Michele não teve direito a sua identidade feminina, mesmo depois de ser vítima da mais extrema violência baseada no gênero. Daí a importância de os operadores do Direito aplicarem a qualificadora para as mulheres trans, conforme consta na denúncia realizada pelo MP e aceita pelo Tribunal de Justiça neste caso:
“Por tratar-se de norma protetiva de gênero e levando em consideração que a vítima pertence ao gênero feminino, pois se comportava socialmente como mulher, bem como a agressão foi praticada por seu companheiro, deve ser reconhecida a qualificadora do feminicídio.”
Para o promotor Flavio Farinazzo Lorza, o Direito precisa ser uma esfera de desconstrução – e não de reprodução – do machismo. “É claro que o combate ao machismo tem vários momentos, mas se a esfera jurídica não dá o tratamento necessário é muito difícil que haja uma mudança de perspectiva”, avalia.

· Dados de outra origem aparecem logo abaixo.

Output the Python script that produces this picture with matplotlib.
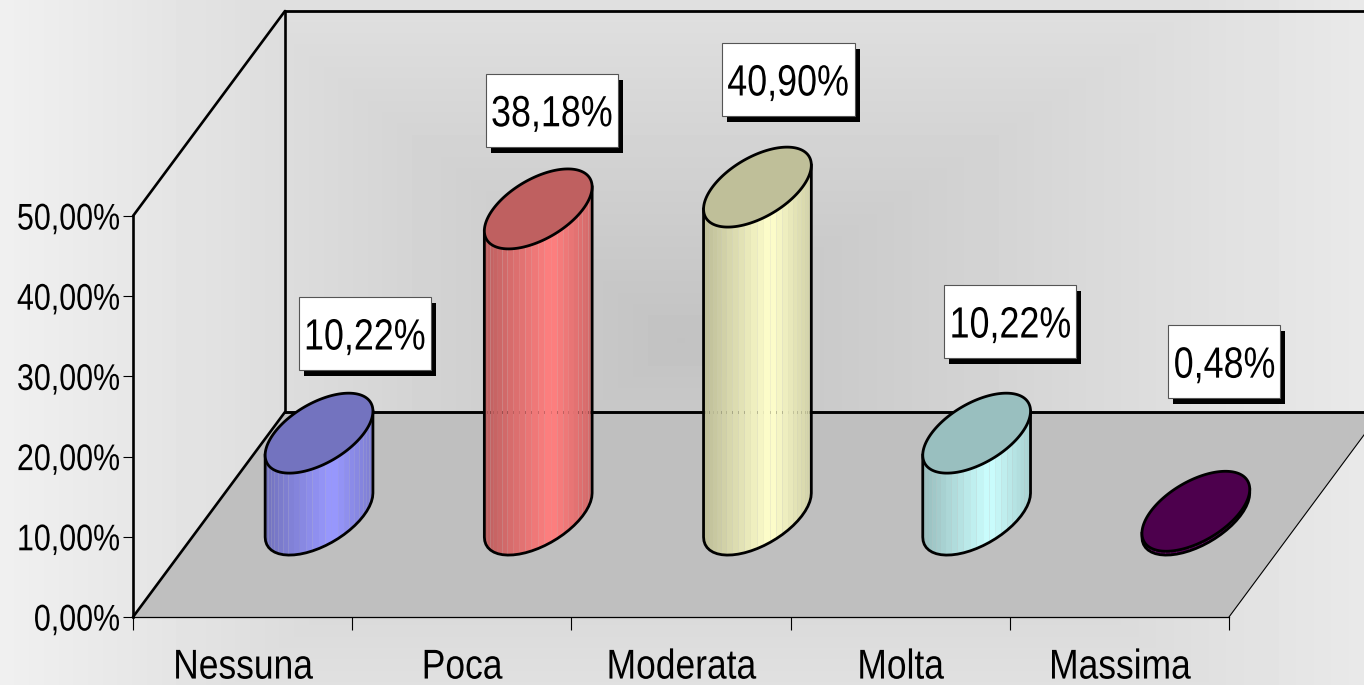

Neste contexto, Flavio Lorza defende que o Ministério Público seja atuante nesse sentido. “Os estereótipos discriminatórios são muito presentes na vida, no mundo, então seria surpreendente se não estivessem presentes também no mundo do Direito e nos Tribunais do Júri. Mas gosto de considerar o Ministério Público como uma instituição que tem que implementar novas formas de pensar, reformular conceitos que são muito convencionais, muito arraigados, e que o mundo contemporâneo exige que sejam reformulados”, afirma.
Além do feminicídio, Luiz Henrique Marcondes dos Santos foi denunciado por ocultação de cadáver. A pena pode chegar a 30 anos. O juiz do caso deve decidir se o acusado vai a júri ou não em novembro, segundo informações do MPSP.